▶ [EXERCISE]: Scan the material below for the string "matplotlib", and copy every line where it shows up.
####
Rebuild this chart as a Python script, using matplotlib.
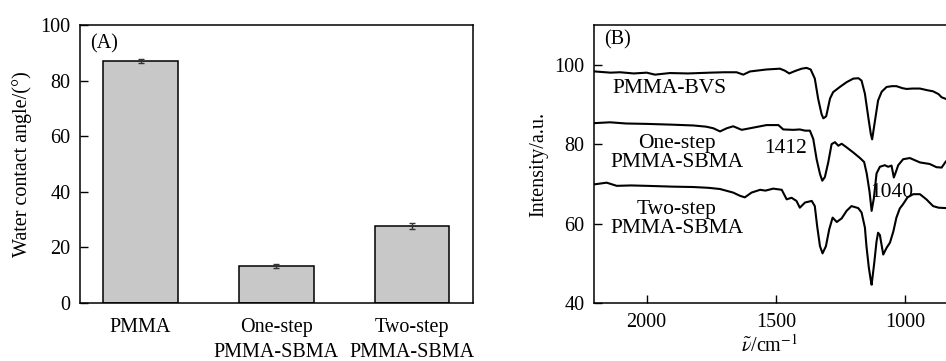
import numpy as np
import matplotlib
matplotlib.use("Agg")
import matplotlib.pyplot as plt

plt.rcParams['font.family'] = ['Liberation Serif', 'DejaVu Serif']
plt.rcParams['mathtext.fontset'] = 'stix'
plt.rcParams['font.size'] = 14.5

# ---- panel A: water contact angle ----
samples = ['PMMA', 'One-step\nPMMA-SBMA', 'Two-step\nPMMA-SBMA']
angle = [87.0, 13.3, 27.8]
angle_err = [0.8, 0.7, 1.1]

# ---- panel B: FTIR spectra (wavenumber, intensity) ----
bvs_wn = [2200, 2140, 2103, 2050, 2000, 1968, 1910, 1840, 1755, 1700, 1652, 1626, 1600,
          1536, 1484, 1465, 1448, 1426, 1400, 1381, 1365, 1349, 1336, 1323, 1316, 1305,
          1290, 1278, 1252, 1226, 1200, 1180, 1168, 1155, 1142, 1132, 1127, 1116, 1104,
          1090, 1071, 1050, 1033, 1010, 994, 970, 942, 915, 891, 870, 858, 842]
bvs_int = [98.3, 98.0, 98.1, 97.8, 98.0, 97.5, 97.9, 97.8, 98.0, 98.1, 98.1, 97.5, 98.3,
           98.8, 99.0, 98.5, 97.8, 98.4, 99.0, 99.2, 98.8, 96.5, 91.4, 87.6, 86.5, 87.0,
           91.5, 93.1, 94.4, 95.6, 96.5, 96.6, 96.0, 92.7, 86.8, 82.5, 81.2, 85.9, 91.0,
           93.2, 94.4, 94.6, 94.6, 94.1, 93.9, 94.0, 94.0, 93.6, 93.3, 92.6, 91.8, 91.4]

one_wn = [2200, 2142, 2080, 2000, 1900, 1819, 1770, 1742, 1716, 1690, 1665, 1632, 1600,
          1536, 1490, 1471, 1432, 1407, 1387, 1368, 1355, 1342, 1329, 1320, 1310, 1297,
          1284, 1271, 1258, 1245, 1226, 1200, 1174, 1158, 1148, 1137, 1129, 1120, 1110,
          1097, 1078, 1065, 1052, 1043, 1035, 1026, 1007, 981, 942, 904, 878, 858, 842]
one_int = [85.3, 85.5, 85.2, 85.1, 84.9, 84.7, 84.4, 84.0, 83.2, 84.0, 84.5, 83.6, 84.0,
           84.8, 84.8, 83.7, 83.6, 83.7, 83.4, 83.4, 81.3, 76.2, 72.5, 70.8, 71.7, 75.4,
           80.0, 80.5, 79.6, 80.1, 79.2, 77.9, 76.5, 75.5, 72.6, 68.0, 63.2, 66.5, 72.6,
           74.3, 74.7, 74.3, 74.6, 71.6, 73.0, 74.7, 76.2, 76.5, 75.4, 75.0, 74.2, 74.1, 75.6]

two_wn = [2200, 2155, 2116, 2060, 2000, 1900, 1819, 1760, 1716, 1665, 1639, 1620, 1594,
          1561, 1540, 1510, 1477, 1458, 1439, 1420, 1407, 1387, 1361, 1349, 1340, 1329,
          1319, 1306, 1293, 1280, 1264, 1245, 1226, 1207, 1181, 1168, 1155, 1149, 1140,
          1133, 1129, 1119, 1110, 1104, 1097, 1084, 1071, 1058, 1045, 1033, 1020, 1007,
          990, 968, 942, 917, 891, 870, 842]
two_int = [69.9, 70.3, 69.5, 69.6, 69.5, 69.3, 69.2, 69.0, 68.7, 67.8, 67.0, 66.6, 67.8,
           68.5, 68.3, 68.8, 68.5, 66.1, 66.5, 65.7, 64.0, 65.3, 65.7, 64.4, 59.4, 54.3,
           52.5, 54.3, 58.6, 61.5, 60.4, 61.3, 63.2, 64.4, 63.9, 62.8, 59.0, 54.3, 49.0,
           46.0, 44.6, 50.0, 55.5, 57.7, 57.1, 52.2, 53.9, 55.2, 58.0, 61.5, 63.8, 64.9,
           66.6, 67.4, 67.4, 66.1, 64.4, 64.0, 63.9]

fig = plt.figure(figsize=(9.46, 3.61), dpi=100)

# ---------- (A) ----------
axA = fig.add_axes([80 / 946, 1 - 303 / 361, 393 / 946, 278 / 361])
x = np.arange(len(samples))
axA.bar(x, angle, width=0.55, color='#c8c8c8', edgecolor='black', linewidth=1.1,
        yerr=angle_err, capsize=2.5, error_kw=dict(elinewidth=1.0, capthick=1.0, ecolor='#333333'))
axA.set_xlim(-0.446, 2.45)
axA.set_ylim(0, 100)
axA.set_yticks([0, 20, 40, 60, 80, 100])
axA.set_xticks(x)
axA.set_xticklabels(samples, linespacing=1.4)
axA.tick_params(axis='x', length=0, pad=11)
axA.tick_params(axis='y', direction='in', length=6, width=1.0, pad=7)
axA.set_ylabel('Water contact angle/(°)', labelpad=6)
axA.text(0.025, 0.965, '(A)', transform=axA.transAxes, va='top', ha='left')
for s in axA.spines.values():
    s.set_linewidth(1.1)

# ---------- (B) ----------
axB = fig.add_axes([594 / 946, 1 - 303 / 361, 1 - 594 / 946, 278 / 361])
for wn, inten in [(bvs_wn, bvs_int), (one_wn, one_int), (two_wn, two_int)]:
    axB.plot(wn, inten, color='black', linewidth=1.5)
axB.set_xlim(2204, 841)
axB.set_ylim(40, 110)
axB.set_yticks([40, 60, 80, 100])
axB.set_xticks([2000, 1500, 1000])
axB.tick_params(direction='in', length=6, width=1.0, pad=7)
axB.spines['right'].set_visible(False)
for s in axB.spines.values():
    s.set_linewidth(1.1)
axB.set_ylabel('Intensity/a.u.', labelpad=4)
axB.set_xlabel(r'$\tilde{\nu}$/cm$^{-1}$', labelpad=2)

fs = 15.5
axB.text(2163, 108.6, '(B)', va='top', ha='left')
axB.text(1910, 94.0, 'PMMA-BVS', ha='center', va='center', fontsize=fs)
axB.text(1883, 77.7, 'One-step\nPMMA-SBMA', ha='center', va='center', linespacing=0.98, fontsize=fs)
axB.text(1883, 61.2, 'Two-step\nPMMA-SBMA', ha='center', va='center', linespacing=0.98, fontsize=fs)
axB.text(1461, 78.8, '1412', ha='center', va='center', fontsize=fs)
axB.text(1051, 67.9, '1040', ha='center', va='center', fontsize=fs)

fig.savefig('out.png', dpi=100)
####
▶ [SOLUTION BELOW]:
Rebuild this chart as a Python script, using matplotlib.
import matplotlib
matplotlib.use("Agg")
import matplotlib.pyplot as plt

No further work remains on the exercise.